Using everything from role playing of government officials and scientists to hands-on models of cocoa and cooking grease (to simulate crude oil), teachers are tackling the disaster with students who are demanding answers and a chance to help find solutions.

"This is science at its best," said Dianne Haberstroh, a 7th Grade teacher from Orefield, PA. "When they can actually live it and feel like they're living it."

In her classroom, she built a long table with water and sand to recreate the water and beaches in the Gulf. Students pumped cooking oil into the water to see how it would react.

They also simulated the effects of the oil on birds and cleanup methods. And, they heard a first-hand account of the wildlife cleanup during a phone call to the class from Ms. Haberstroh's daughter, a volunteer cleaning animals on the oil smeared beaches of Mississippi. She called from the beach to describe what she's seen and experienced there.

In Stafford, VA, third graders at Rocky Run Elementary School started asking about the spill before their instructor had a chance to start teaching about it.

"They honed in right away that there was a crisis," said teacher Sandra Kelish.

Each day since the spill, her class has gone online for updates on the flow of oil and the environment in the Gulf. She says her students fully understand what's happening. "They get it," she said.

Fifth graders at Barnard Environmental Studies School in New Haven, CT, researched the spill and presented their findings to the entire school at an assembly.
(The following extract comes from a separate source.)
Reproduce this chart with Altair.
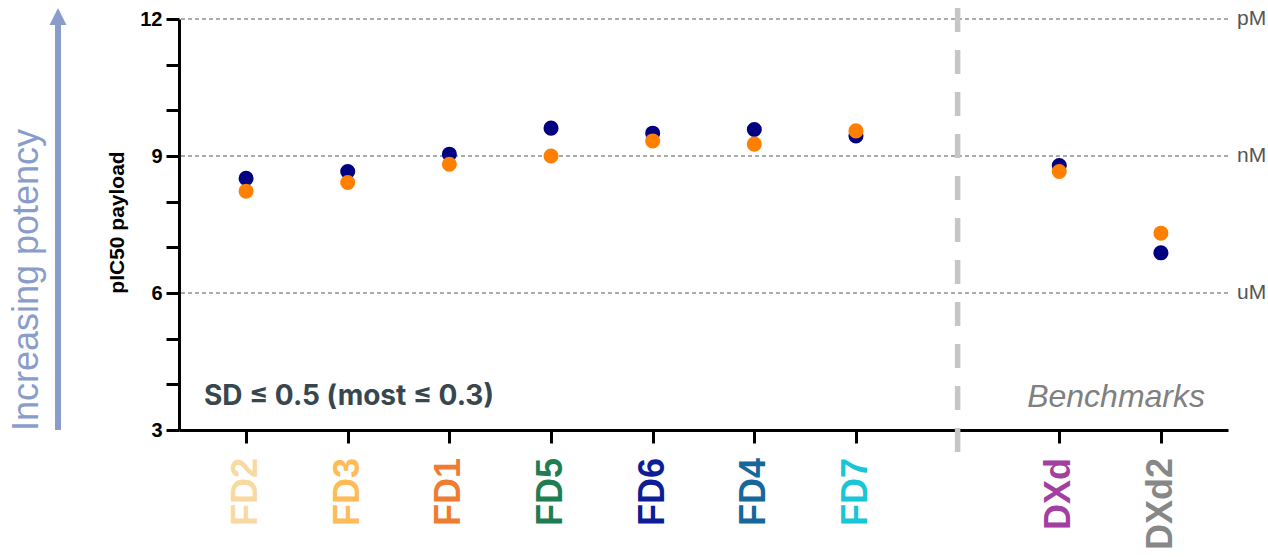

The students also are collecting donations of toothbrushes, dish detergent, duct tape, and other items to send to the Gulf to help with the cleanup.

Classroom experiments help students understand what is happening in the Gulf. At Navarre High School near Pensacola, FL, Charlene Mauro demonstrates the spill to her students by dumping a mix of vegetable oil and cocoa powder into a big rubber bin with a laminated map of the Gulf of Mexico on the bottom. Her students also use role-playing, acting as government officials and scientists, to learn how handle an environmental crisis like the spill.

As bad as the spill is, teachers say it does present an opportunity for students to learn about the delicate balance of nature as it plays out in an event happening right now.

Teachers said that many of their kids are saddened and angry about the spill, and frustrated that the leak is not getting fixed. They also said students are focused on solutions and on what they can do to help.

"They actually want to do something about it…they say, 'We need to find a way to fix this,'" Kelish said.

Many teachers are challenging their classes to design ways to plug the leak, or figure out how to clean up the oil.

The school year is over in many parts of the country, and finishing up soon in others. But the teachers all know that the spill story will continue throughout the summer, and they'll have more opportunities to continue helping students understand it when school begins again in a few months.